Mother Theresa noted that Mary was full of grace just by carrying Christ in her womb. Christ's Incarnation after all is a grace. But it is more than this. When Gabriel came to her, she was already full of grace and the perfective was used to describe her. Her conception was a future tense at the precise moment of the Annunciation. The promise by the angel was already efficient, it was going to happen. And yet there is a sense that her "may it be done to me according to thy word" was not unnecessary.

Now, I see in this story numerous things. I see the grace of Christ's Incarnation. IN this whole tableau between angel and Virgin, Christ is ever at the centre. The whole narrative happened to give Him the glory. God's will, His desire to pick this poor Nazarene Virgin out of any others was irrefutable. Yet her free will was never diminished. God remained sovereign, but Mary remained free. As a Thomist, and especially as a Bañezian Thomist, I find a perfect example of how God can predestine things without overriding free will.
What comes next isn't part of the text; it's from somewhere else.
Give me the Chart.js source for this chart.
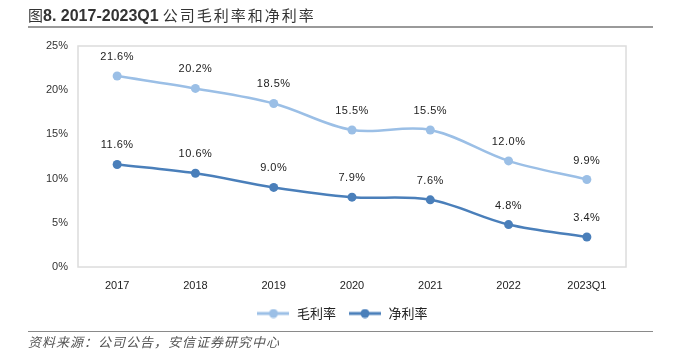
<!DOCTYPE html>
<html>
<head>
<meta charset="utf-8">
<script src="https://cdn.jsdelivr.net/npm/chart.js@4.4.0/dist/chart.umd.min.js"></script>
<style>
  html, body { margin: 0; padding: 0; background: #fff; }
  #wrap { position: relative; width: 676px; height: 350px; }
  #chart { position: absolute; left: 0; top: 0; }
  .title {
    position: absolute; left: 28px; top: 4px; white-space: nowrap;
    font: 15px "Noto Sans CJK SC", sans-serif; color: #333;
  }
  .title b { font: bold 16px "Liberation Sans", sans-serif; }
  .title .cn { letter-spacing: 2px; margin-left: 4px; }
  .title-line { position: absolute; left: 28px; top: 26px; width: 625px; height: 2px; background: #9a9a9a; }
  .src-line { position: absolute; left: 28px; top: 331px; width: 625px; height: 1px; background: #8a8a8a; }
  .source {
    position: absolute; left: 28px; top: 332px; white-space: nowrap;
    font: italic 13px "Noto Sans CJK SC", sans-serif; color: #555; letter-spacing: 1px;
  }
</style>
</head>
<body>
<div id="wrap">
  <canvas id="chart" width="676" height="350"></canvas>
  <div class="title">图<b>8. 2017-2023Q1</b><span class="cn">公司毛利率和净利率</span></div>
  <div class="title-line"></div>
  <div class="src-line"></div>
  <div class="source">资料来源：公司公告，安信证券研究中心</div>
</div>
<script>
const categories = ['2017', '2018', '2019', '2020', '2021', '2022', '2023Q1'];
const grossMargin = [21.6, 20.2, 18.5, 15.5, 15.5, 12.0, 9.9];
const netMargin = [11.6, 10.6, 9.0, 7.9, 7.6, 4.8, 3.4];
const yTicks = [0, 5, 10, 15, 20, 25];

const lightBlue = '#9BBFE6';
const darkBlue = '#4A7FBA';

// legend marker: short line with a dot in the middle
function legendMarker(color) {
  const c = document.createElement('canvas');
  c.width = 32; c.height = 10;
  const g = c.getContext('2d');
  g.strokeStyle = color; g.lineWidth = 3;
  g.beginPath(); g.moveTo(0, 5); g.lineTo(32, 5); g.stroke();
  g.fillStyle = color;
  g.beginPath(); g.arc(16, 5, 4.5, 0, Math.PI * 2); g.fill();
  return c;
}

const boxPlugin = {
  id: 'box',
  afterLayout(chart) {
    // nudge the legend so it sits centred on the page, not on the padded area
    chart.legend.left += 14;
    chart.legend.right += 14;
  },
  beforeDatasetsDraw(chart) {
    const a = chart.chartArea, ctx = chart.ctx;
    ctx.save();
    ctx.strokeStyle = '#dcdcdc';
    ctx.lineWidth = 1.5;
    ctx.strokeRect(a.left, a.top, a.right - a.left, a.bottom - a.top);
    ctx.restore();
  }
};

const valueLabels = {
  id: 'valueLabels',
  afterDatasetsDraw(chart) {
    const ctx = chart.ctx;
    ctx.save();
    ctx.font = '11px "Liberation Sans", sans-serif';
    ctx.letterSpacing = '0.5px';
    ctx.fillStyle = '#222';
    ctx.textAlign = 'center';
    ctx.textBaseline = 'middle';
    chart.data.datasets.forEach((ds, i) => {
      chart.getDatasetMeta(i).data.forEach((pt, j) => {
        ctx.fillText(ds.data[j].toFixed(1) + '%', pt.x, pt.y - 19);
      });
    });
    ctx.restore();
  }
};

const ctx = document.getElementById('chart').getContext('2d');
new Chart(ctx, {
  type: 'line',
  data: {
    labels: categories,
    datasets: [
      {
        label: '毛利率',
        data: grossMargin,
        borderColor: lightBlue,
        backgroundColor: lightBlue,
        borderWidth: 2.5,
        pointRadius: 4.5,
        pointBorderWidth: 0,
        tension: 0.35,
        marker: legendMarker(lightBlue)
      },
      {
        label: '净利率',
        data: netMargin,
        borderColor: darkBlue,
        backgroundColor: darkBlue,
        borderWidth: 2.5,
        pointRadius: 4.5,
        pointBorderWidth: 0,
        tension: 0.35,
        marker: legendMarker(darkBlue)
      }
    ]
  },
  options: {
    responsive: false,
    animation: false,
    layout: { padding: { left: 30, right: 50, top: 46, bottom: 20 } },
    plugins: {
      tooltip: { enabled: false },
      legend: {
        position: 'bottom',
        labels: {
          usePointStyle: true,
          pointStyleWidth: 34,
          padding: 12,
          color: '#222',
          font: { family: '"Noto Sans CJK SC", sans-serif', size: 13 },
          generateLabels(chart) {
            return chart.data.datasets.map((ds, i) => ({
              text: ds.label,
              pointStyle: ds.marker,
              fillStyle: ds.borderColor,
              strokeStyle: ds.borderColor,
              lineWidth: 0,
              fontColor: '#222',
              hidden: false,
              datasetIndex: i
            }));
          }
        }
      }
    },
    scales: {
      x: {
        offset: true,
        grid: { display: false, drawTicks: false },
        border: { display: false },
        ticks: { color: '#222', padding: 12, font: { family: '"Liberation Sans", sans-serif', size: 11 } },
        afterFit(s) { s.height = 28; }
      },
      y: {
        min: 0,
        max: 25,
        afterBuildTicks(s) { s.ticks = yTicks.map(v => ({ value: v })); },
        grid: { display: false, drawTicks: false },
        border: { display: false },
        ticks: {
          color: '#333',
          padding: 10,
          font: { family: '"Liberation Sans", sans-serif', size: 11 },
          callback: v => v + '%'
        },
        afterFit(s) { s.width = 48; }
      }
    }
  },
  plugins: [boxPlugin, valueLabels]
});
</script>
</body>
</html>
In the beginning, He moved all determined things to their determined ends, and all free things to their free ends. This seems to me a perfect example of that very fact. God's will could not be undone here, and yet Mary clearly had a choice she freely made.

Now, a good Thomist (as I aspire to be) points out that the being full of grace made her completely free to make the right choice, that is, whatever is the will of God. Why? Because it healed her will. And in a way that was akin to, no indeed was the state of Original Justice (hence her conception most immaculate). The way St Thomas described this in the Summa was to say that God moves all things to Himself according to their natures and it is human nature to have free will; ergo, the freedom of Man's will is paradoxically used to move Man to predestined ends. It seems to me logically necessary, although I know others disagree, that Mary had to be completely healed so that her free-will could be in complete accord with God's in this matter. That might not get everyone all the way to the Immaculate Conception, but it goes a ways (and yes, I understand full well some of the immediate objections. Interestingly, St Thomas dealt with those too, but in different contexts).

And this brings me back to "light," the Light of God's grace, which heals, frees us and turns us to God. It is appropriate on these two days, Laetare and the Annunciation to give great joy for the bounty of God's grace, not least of which was His own Free Gift of Himself to us and for us.